The government hoped to push self-employment through a range of public policies, favouring loans to young entrepreneurs; however, the move has come up against financial and bureaucratic hurdles. Sounds familiar?
“Courts struggling to handle labour disputes” was a story which stated that workplace disputes are on the rise because of a collision of two competing interests: Employers are trying to hold the line on wage costs and social benefits in order to remain competitive in the global marketplace, while workers are emboldened to demand their rights in the climate of reform.
Statistics from the Supreme People’s Court show that the courts handled 295,500 labour disputes in 2008, a 95 per cent jump on 2007. The trend continued in 2009 and into this year. And this is in a country where there is no collective bargaining.
Today’s China also seems to represent a turnaround from what is sometimes referred to as “the century of humiliation”.
That’s the period starting in the 1840s when China lost the Opium Wars to Britain. The war had its origin in British resistance to Chinese efforts to curb the trade and addiction that was very profitable to the British-profits that were ‘laundered’ into “London stocks, country estates and parliamentary seats” in England, according to one historian.

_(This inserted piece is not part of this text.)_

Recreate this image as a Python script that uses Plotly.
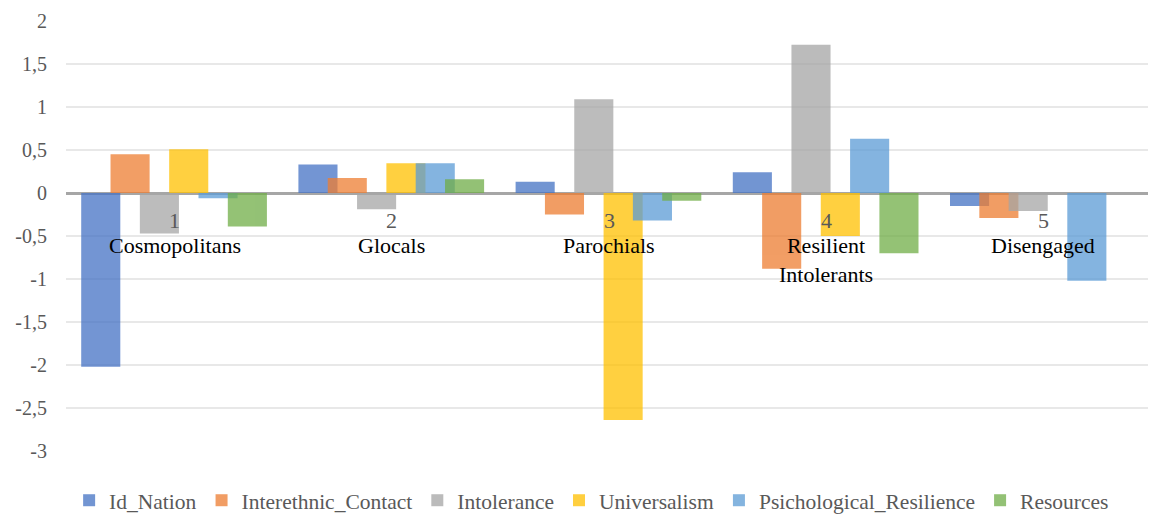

In the end China had to cede a lot of territory, including Hong Kong and much of Shanghai. Then in 1895 Japan defeated China militarily and imposed a humiliating peace only to inflict further military pounding in the 1930s and 40s.
Will a strong China try to get payback for historic ‘insults’ or pursue peaceful development as the officials in Beijing insist? And how should developing countries like Jamaica relate to the new China? That’s another story for another time.